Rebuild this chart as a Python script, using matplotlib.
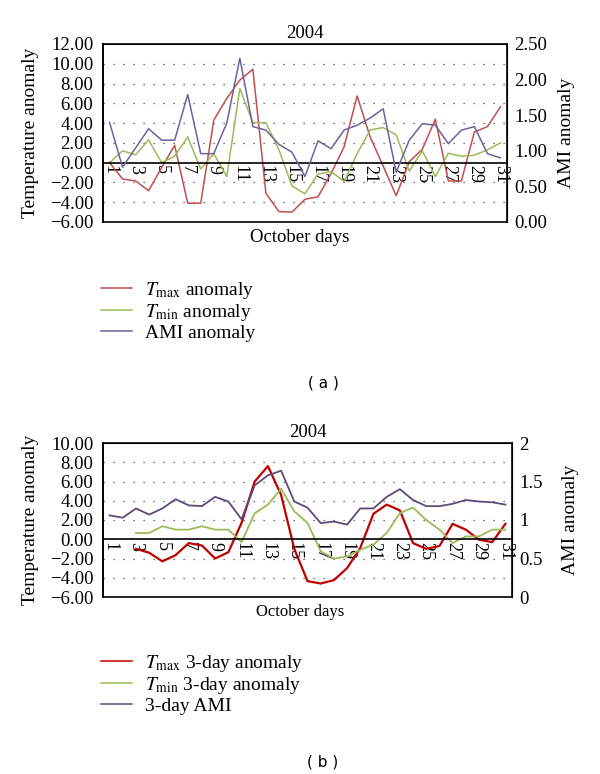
import numpy as np
import matplotlib.pyplot as plt

# dane
days = list(range(1, 32))
tick_days = list(range(1, 32, 2))
nan = np.nan

# panel (a): anomalie dzienne
tmax_a = [0.0, -1.65, -1.85, -2.83, -0.5, 1.75, -4.1, -4.1, 4.3, 6.5,
          8.35, 9.45, -3.1, -4.95, -5.0, -3.7, -3.45, -1.1, 1.6, 6.75,
          2.6, -0.35, -3.35, 0.1, 1.35, 4.4, -1.85, -1.85, 3.1, 3.65, 5.65]
tmin_a = [0.0, 1.2, 0.8, 2.3, 0.0, 0.65, 2.6, -0.65, 0.9, -1.4,
          7.5, 4.05, 4.05, 1.3, -2.35, -3.15, -1.15, -0.9, -1.9, 0.9,
          3.3, 3.55, 2.8, -0.85, 1.2, -1.4, 0.95, 0.65, 0.75, 1.3, 2.0]
ami_a = [1.40, 0.77, 1.04, 1.31, 1.15, 1.15, 1.79, 0.96, 0.96, 1.39,
         2.30, 1.34, 1.29, 1.09, 0.98, 0.64, 1.14, 1.03, 1.29, 1.36,
         1.46, 1.59, 0.70, 1.15, 1.38, 1.36, 1.10, 1.29, 1.34, 0.96, 0.90]

# panel (b): srednie 3-dniowe
tmax_b = [nan, nan, -1.0, -1.4, -2.3, -1.65, -0.4, -0.65, -2.0, -1.35,
          1.7, 6.0, 7.6, 4.6, -1.0, -4.35, -4.6, -4.25, -3.0, -0.9,
          2.65, 3.6, 3.0, -0.4, -1.0, -0.7, 1.6, 1.0, -0.05, -0.3, 1.6]
tmin_b = [nan, nan, 0.65, 0.65, 1.35, 1.0, 1.0, 1.35, 1.0, 1.0,
          -0.3, 2.7, 3.6, 5.25, 2.9, 1.7, -1.25, -2.0, -1.8, -1.1,
          -0.55, 0.65, 2.7, 3.3, 2.0, 1.0, -0.4, 0.3, 0.3, 1.0, 1.0]
ami_b = [1.06, 1.03, 1.15, 1.07, 1.15, 1.27, 1.19, 1.18, 1.30, 1.24,
         1.01, 1.45, 1.58, 1.64, 1.24, 1.16, 0.96, 0.98, 0.94, 1.15,
         1.15, 1.30, 1.40, 1.26, 1.18, 1.18, 1.21, 1.26, 1.24, 1.23, 1.20]

yticks_a = [12, 10, 8, 6, 4, 2, 0, -2, -4, -6]
yticks2_a = [0, 0.5, 1.0, 1.5, 2.0, 2.5]
yticks_b = [10, 8, 6, 4, 2, 0, -2, -4, -6]
yticks2_b = [0, 0.5, 1, 1.5, 2]
yticks2_b_labels = ["0", "0.5", "1", "1.5", "2"]

plt.rcParams['font.family'] = ['Liberation Serif', 'DejaVu Serif']
plt.rcParams['mathtext.fontset'] = 'stix'

W, H = 600, 774
fig = plt.figure(figsize=(W / 100, H / 100), dpi=100)


def px_axes(left, top, right, bottom):
    return fig.add_axes([left / W, 1 - bottom / H, (right - left) / W, (bottom - top) / H])


def fmt(v):
    return f"{v:.2f}".replace("-", "\u2212")


def panel(ax, tmax, tmin, ami, yticks, yticks2, y2labels, cols, lws):
    ax2 = ax.twinx()
    l1, = ax.plot(days, tmax, color=cols[0], lw=lws[0])
    l2, = ax.plot(days, tmin, color=cols[1], lw=lws[1])
    l3, = ax2.plot(days, ami, color=cols[2], lw=lws[2])
    ax.set_xlim(0.5, 31.5)
    ax.set_ylim(min(yticks), max(yticks))
    ax.set_yticks(yticks)
    ax.set_yticklabels([fmt(v) for v in yticks], fontsize=13.5)
    ax2.set_ylim(min(yticks2), max(yticks2))
    ax2.set_yticks(yticks2)
    ax2.set_yticklabels(y2labels, fontsize=13.5)
    for v in yticks:
        if v not in (0, min(yticks), max(yticks)):
            ax.axhline(v, color='#444444', lw=0.9, ls=(0, (1, 7)), zorder=0)
    # os kategorii przechodzi przez zero
    ax.spines['bottom'].set_position(('data', 0))
    ax.spines['bottom'].set_linewidth(1.2)
    ax.set_xticks(tick_days)
    ax.set_xticklabels([str(d) for d in tick_days], rotation=-90, fontsize=13)
    ax.tick_params(axis='x', length=0, pad=2)
    ax.tick_params(axis='y', length=0, pad=7)
    ax2.tick_params(axis='y', length=0, pad=5)
    for s in ax2.spines.values():
        s.set_linewidth(1.2)
    ax.spines['left'].set_linewidth(1.2)
    ax.set_title("2004", fontsize=13.5, pad=4)
    return ax2, [l1, l2, l3]


def add_legend(lines, labels, top):
    leg = fig.legend(lines, labels, loc='upper left', bbox_to_anchor=(101 / W, 1 - top / H),
                     frameon=False, fontsize=14, handlelength=1.6, handletextpad=0.65,
                     labelspacing=0.05, borderpad=0, borderaxespad=0)
    for ln in leg.get_lines():
        ln.set_linewidth(1.1)


# (a)
ax = px_axes(103, 44, 507, 222)
ax2, lines = panel(ax, tmax_a, tmin_a, ami_a, yticks_a, yticks2_a,
                   [f"{v:.2f}" for v in yticks2_a],
                   ['#C0504D', '#9BBB59', '#7060A0'], [1.1, 1.1, 1.1])
ax.set_ylabel("Temperature anomaly", fontsize=14, labelpad=8)
ax2.set_ylabel("AMI anomaly", fontsize=14, labelpad=8)
fig.text(300 / W, 1 - 238 / H, "October days", fontsize=13.5, ha='center', va='center')
add_legend(lines, [r"$T_{\mathrm{max}}$ anomaly", r"$T_{\mathrm{min}}$ anomaly", "AMI anomaly"], 280)
fig.text(323 / W, 1 - 383 / H, "( a )", family='DejaVu Sans', fontsize=11, ha='center', va='center')

# (b)
ax = px_axes(103, 443, 512, 597)
ax2, lines = panel(ax, tmax_b, tmin_b, ami_b, yticks_b, yticks2_b, yticks2_b_labels,
                   ['#C00000', '#9BBB59', '#5F497A'], [1.6, 1.3, 1.3])
ax.set_ylabel("Temperature anomaly", fontsize=14, labelpad=8)
ax2.set_ylabel("AMI anomaly", fontsize=14, labelpad=14)
fig.text(300 / W, 1 - 612 / H, "October days", fontsize=12, ha='center', va='center')
add_legend(lines, [r"$T_{\mathrm{max}}$ 3-day anomaly", r"$T_{\mathrm{min}}$ 3-day anomaly", "3-day AMI"], 653)
fig.text(323 / W, 1 - 762 / H, "( b )", family='DejaVu Sans', fontsize=11, ha='center', va='center')

fig.savefig("out.png", dpi=100)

> [WORK TO DO]
Repeat all the data as it stands, dropping any images it holds.

> [EXERCISE SOLUTION]
Rebuild this chart as a Python script, using matplotlib.
import numpy as np
import matplotlib.pyplot as plt

# dane
days = list(range(1, 32))
tick_days = list(range(1, 32, 2))
nan = np.nan

# panel (a): anomalie dzienne
tmax_a = [0.0, -1.65, -1.85, -2.83, -0.5, 1.75, -4.1, -4.1, 4.3, 6.5,
          8.35, 9.45, -3.1, -4.95, -5.0, -3.7, -3.45, -1.1, 1.6, 6.75,
          2.6, -0.35, -3.35, 0.1, 1.35, 4.4, -1.85, -1.85, 3.1, 3.65, 5.65]
tmin_a = [0.0, 1.2, 0.8, 2.3, 0.0, 0.65, 2.6, -0.65, 0.9, -1.4,
          7.5, 4.05, 4.05, 1.3, -2.35, -3.15, -1.15, -0.9, -1.9, 0.9,
          3.3, 3.55, 2.8, -0.85, 1.2, -1.4, 0.95, 0.65, 0.75, 1.3, 2.0]
ami_a = [1.40, 0.77, 1.04, 1.31, 1.15, 1.15, 1.79, 0.96, 0.96, 1.39,
         2.30, 1.34, 1.29, 1.09, 0.98, 0.64, 1.14, 1.03, 1.29, 1.36,
         1.46, 1.59, 0.70, 1.15, 1.38, 1.36, 1.10, 1.29, 1.34, 0.96, 0.90]

# panel (b): srednie 3-dniowe
tmax_b = [nan, nan, -1.0, -1.4, -2.3, -1.65, -0.4, -0.65, -2.0, -1.35,
          1.7, 6.0, 7.6, 4.6, -1.0, -4.35, -4.6, -4.25, -3.0, -0.9,
          2.65, 3.6, 3.0, -0.4, -1.0, -0.7, 1.6, 1.0, -0.05, -0.3, 1.6]
tmin_b = [nan, nan, 0.65, 0.65, 1.35, 1.0, 1.0, 1.35, 1.0, 1.0,
          -0.3, 2.7, 3.6, 5.25, 2.9, 1.7, -1.25, -2.0, -1.8, -1.1,
          -0.55, 0.65, 2.7, 3.3, 2.0, 1.0, -0.4, 0.3, 0.3, 1.0, 1.0]
ami_b = [1.06, 1.03, 1.15, 1.07, 1.15, 1.27, 1.19, 1.18, 1.30, 1.24,
         1.01, 1.45, 1.58, 1.64, 1.24, 1.16, 0.96, 0.98, 0.94, 1.15,
         1.15, 1.30, 1.40, 1.26, 1.18, 1.18, 1.21, 1.26, 1.24, 1.23, 1.20]

yticks_a = [12, 10, 8, 6, 4, 2, 0, -2, -4, -6]
yticks2_a = [0, 0.5, 1.0, 1.5, 2.0, 2.5]
yticks_b = [10, 8, 6, 4, 2, 0, -2, -4, -6]
yticks2_b = [0, 0.5, 1, 1.5, 2]
yticks2_b_labels = ["0", "0.5", "1", "1.5", "2"]

plt.rcParams['font.family'] = ['Liberation Serif', 'DejaVu Serif']
plt.rcParams['mathtext.fontset'] = 'stix'

W, H = 600, 774
fig = plt.figure(figsize=(W / 100, H / 100), dpi=100)


def px_axes(left, top, right, bottom):
    return fig.add_axes([left / W, 1 - bottom / H, (right - left) / W, (bottom - top) / H])


def fmt(v):
    return f"{v:.2f}".replace("-", "\u2212")


def panel(ax, tmax, tmin, ami, yticks, yticks2, y2labels, cols, lws):
    ax2 = ax.twinx()
    l1, = ax.plot(days, tmax, color=cols[0], lw=lws[0])
    l2, = ax.plot(days, tmin, color=cols[1], lw=lws[1])
    l3, = ax2.plot(days, ami, color=cols[2], lw=lws[2])
    ax.set_xlim(0.5, 31.5)
    ax.set_ylim(min(yticks), max(yticks))
    ax.set_yticks(yticks)
    ax.set_yticklabels([fmt(v) for v in yticks], fontsize=13.5)
    ax2.set_ylim(min(yticks2), max(yticks2))
    ax2.set_yticks(yticks2)
    ax2.set_yticklabels(y2labels, fontsize=13.5)
    for v in yticks:
        if v not in (0, min(yticks), max(yticks)):
            ax.axhline(v, color='#444444', lw=0.9, ls=(0, (1, 7)), zorder=0)
    # os kategorii przechodzi przez zero
    ax.spines['bottom'].set_position(('data', 0))
    ax.spines['bottom'].set_linewidth(1.2)
    ax.set_xticks(tick_days)
    ax.set_xticklabels([str(d) for d in tick_days], rotation=-90, fontsize=13)
    ax.tick_params(axis='x', length=0, pad=2)
    ax.tick_params(axis='y', length=0, pad=7)
    ax2.tick_params(axis='y', length=0, pad=5)
    for s in ax2.spines.values():
        s.set_linewidth(1.2)
    ax.spines['left'].set_linewidth(1.2)
    ax.set_title("2004", fontsize=13.5, pad=4)
    return ax2, [l1, l2, l3]


def add_legend(lines, labels, top):
    leg = fig.legend(lines, labels, loc='upper left', bbox_to_anchor=(101 / W, 1 - top / H),
                     frameon=False, fontsize=14, handlelength=1.6, handletextpad=0.65,
                     labelspacing=0.05, borderpad=0, borderaxespad=0)
    for ln in leg.get_lines():
        ln.set_linewidth(1.1)


# (a)
ax = px_axes(103, 44, 507, 222)
ax2, lines = panel(ax, tmax_a, tmin_a, ami_a, yticks_a, yticks2_a,
                   [f"{v:.2f}" for v in yticks2_a],
                   ['#C0504D', '#9BBB59', '#7060A0'], [1.1, 1.1, 1.1])
ax.set_ylabel("Temperature anomaly", fontsize=14, labelpad=8)
ax2.set_ylabel("AMI anomaly", fontsize=14, labelpad=8)
fig.text(300 / W, 1 - 238 / H, "October days", fontsize=13.5, ha='center', va='center')
add_legend(lines, [r"$T_{\mathrm{max}}$ anomaly", r"$T_{\mathrm{min}}$ anomaly", "AMI anomaly"], 280)
fig.text(323 / W, 1 - 383 / H, "( a )", family='DejaVu Sans', fontsize=11, ha='center', va='center')

# (b)
ax = px_axes(103, 443, 512, 597)
ax2, lines = panel(ax, tmax_b, tmin_b, ami_b, yticks_b, yticks2_b, yticks2_b_labels,
                   ['#C00000', '#9BBB59', '#5F497A'], [1.6, 1.3, 1.3])
ax.set_ylabel("Temperature anomaly", fontsize=14, labelpad=8)
ax2.set_ylabel("AMI anomaly", fontsize=14, labelpad=14)
fig.text(300 / W, 1 - 612 / H, "October days", fontsize=12, ha='center', va='center')
add_legend(lines, [r"$T_{\mathrm{max}}$ 3-day anomaly", r"$T_{\mathrm{min}}$ 3-day anomaly", "3-day AMI"], 653)
fig.text(323 / W, 1 - 762 / H, "( b )", family='DejaVu Sans', fontsize=11, ha='center', va='center')

fig.savefig("out.png", dpi=100)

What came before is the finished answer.